Ultra-small photonic crystal structures have emerged as a potentially critical technology due to their promise of small size, ability to perform many functions on a single chip, and low cost. However, key challenges remain in order to match specific fabrication designs to system performance.
The PI will combine expertise in optoelectronic device fabrication (CalTech) and optical systems design (USC) to link these unique structures with potential revolutionary applications. He intends to innovate a common technology platform that can: (i) accommodate different types of devices, (ii) provide monolithic integration, and (iii) operate simultaneously on many wavelengths. He will emphasize that these devices will generate and process an optical signal in new and exciting ways.

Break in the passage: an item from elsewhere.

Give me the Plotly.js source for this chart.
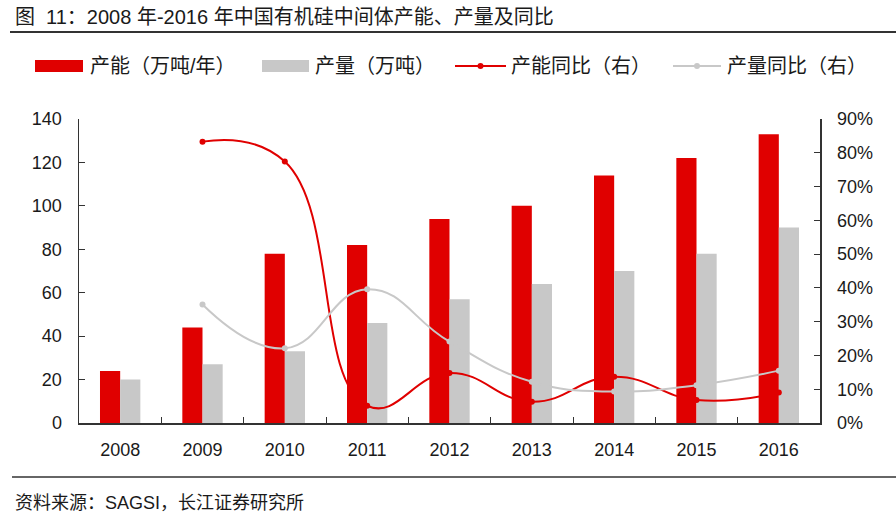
<!DOCTYPE html>
<html><head><meta charset="utf-8">
<script src="https://cdn.plot.ly/plotly-3.0.1.min.js"></script>
<style>html,body{margin:0;padding:0;background:#fff;}#chart{width:896px;height:516px;}</style>
</head><body><div id="chart"></div>
<script>
const years = ['2008','2009','2010','2011','2012','2013','2014','2015','2016'];
const capacity = [24, 44, 78, 82, 94, 100, 114, 122, 133];
const output = [20, 27, 33, 46, 57, 64, 70, 78, 90];
const capYoY = [null, 83.3, 77.4, 5.1, 14.8, 6.3, 13.7, 6.8, 9.0];
const outYoY = [null, 35.1, 22.1, 39.6, 24.1, 12.2, 9.3, 11.2, 15.5];
const leftTicks = [0,20,40,60,80,100,120,140];
const rightTicks = [0,10,20,30,40,50,60,70,80,90];
const seriesNames = ['产能（万吨/年）', '产量（万吨）', '产能同比（右）', '产量同比（右）'];

const RED = '#e00000', GRAY = '#c8c8c8';
const FONT = 'Liberation Sans, Arial, Noto Sans CJK SC, sans-serif';
const TXT = '#1a1a1a';

const traces = [
  {type:'bar', x: years, y: capacity, name: seriesNames[0], marker:{color:RED}},
  {type:'bar', x: years, y: output, name: seriesNames[1], marker:{color:GRAY}},
  {type:'scatter', mode:'lines+markers', x: years, y: capYoY, yaxis:'y2', name: seriesNames[2],
   line:{color:RED, width:2, shape:'spline', smoothing:1.3}, marker:{color:RED, size:6, symbol:'circle'}},
  {type:'scatter', mode:'lines+markers', x: years, y: outYoY, yaxis:'y2', name: seriesNames[3],
   line:{color:GRAY, width:2, shape:'spline', smoothing:1.3}, marker:{color:GRAY, size:6, symbol:'circle'}}
];

// plot area: x 79..820, y 119..423
const L = 79, R = 820, T = 119, B = 423;
const px = v => (v - L) / (R - L);
const py = v => (B - v) / (B - T);

const legY = py(66);
const legend = [
  {kind:'rect', x0:35, x1:83, tx:88, color:RED},
  {kind:'rect', x0:262, x1:309, tx:313, color:GRAY},
  {kind:'line', x0:455, x1:506, tx:509, color:RED},
  {kind:'line', x0:673, x1:721, tx:725, color:GRAY}
];
const shapes = [
  {type:'line', xref:'paper', yref:'paper', x0:px(10), x1:px(896), y0:py(32), y1:py(32), line:{color:'#333', width:2}},
  {type:'line', xref:'paper', yref:'paper', x0:px(12), x1:px(896), y0:py(477), y1:py(477), line:{color:'#333', width:1.5}}
];
const annotations = [
  {xref:'paper', yref:'paper', x:px(13), y:py(17), xanchor:'left', yanchor:'middle', showarrow:false,
   text:'图  11：2008 年-2016 年中国有机硅中间体产能、产量及同比', font:{size:20, family:FONT, color:TXT}},
  {xref:'paper', yref:'paper', x:px(13), y:py(503), xanchor:'left', yanchor:'middle', showarrow:false,
   text:'资料来源：SAGSI，长江证券研究所', font:{size:18, family:FONT, color:TXT}}
];
legend.forEach((it, i) => {
  if (it.kind === 'rect') {
    shapes.push({type:'rect', xref:'paper', yref:'paper', x0:px(it.x0), x1:px(it.x1), y0:py(72), y1:py(60),
                 fillcolor:it.color, line:{width:0}});
  } else {
    shapes.push({type:'line', xref:'paper', yref:'paper', x0:px(it.x0), x1:px(it.x1), y0:legY, y1:legY,
                 line:{color:it.color, width:2}});
    const cx = (it.x0 + it.x1) / 2;
    shapes.push({type:'circle', xref:'paper', yref:'paper', x0:px(cx-3), x1:px(cx+3), y0:py(69), y1:py(63),
                 fillcolor:it.color, line:{width:0}});
  }
  annotations.push({xref:'paper', yref:'paper', x:px(it.tx), y:legY, xanchor:'left', yanchor:'middle', showarrow:false,
                    text: seriesNames[i], font:{size:20, family:FONT, color:TXT}});
});

const axisCommon = {showline:true, linecolor:'#333', linewidth:1.5, ticks:'inside', ticklen:6,
                    tickcolor:'#333', showgrid:false, zeroline:false, tickfont:{size:18}, ticklabelstandoff: 12};
const layout = {
  width: 896, height: 516,
  margin: {l: L, r: 896 - R, t: T, b: 516 - B},
  paper_bgcolor: '#fff', plot_bgcolor: '#fff',
  font: {family: FONT, size: 17, color: TXT},
  barmode: 'group', bargap: 0.51, bargroupgap: 0,
  showlegend: false,
  xaxis: Object.assign({}, axisCommon, {type:'category', tickson:'boundaries', ticklabelstandoff: 10}),
  yaxis: Object.assign({}, axisCommon, {range:[0,140], tickvals: leftTicks}),
  yaxis2: Object.assign({}, axisCommon, {overlaying:'y', side:'right', range:[0,90], tickvals: rightTicks,
           ticktext: rightTicks.map(v => v + '%')}),
  shapes: shapes,
  annotations: annotations
};
Plotly.newPlot('chart', traces, layout, {displayModeBar:false, staticPlot:true});
</script></body></html>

The PI will concentrate on: (a) classical networks: enabling all-optical data-packet processing for =40 Gbit/s signals, including: correlation, header recognition, AND/OR/XOR logic, addition, and check-sum. (b) quantum networks: enabling highly-secure communications by secret-key single-photon generation and transmission. We will determine the effects of fiber dispersion, PMD and nonlinearities. He will build "nanophotonic chips" that include: (i) quantum dot lasers, and (ii) optically-pumped nanocavity logic gates with gain.
Broader Impact: The research will help remove key obstacles that may prevent the realization of ultra-high-performance and highly-secure future dynamic all-optical networks. The PI will also make strides towards a single, integrated materials platform for many types of applications.
Educational Impact: The PI will provide a multidisciplinary collaborative environment that will incorporate students from: (a) Caltech's Summer Undergraduate Research Fellowships and Minority Undergraduate Research Fellowships, and (b) USC's Undergraduate Research Merit Scholars Program.
Intellectual Merit: This vertically-integrated collaboration between device and systems groups will find a connection between device parameters and systems performance. Moreover, developing a common materials platform is a significant step forward, as is finding building blocks for packet-based classical and quantum networks.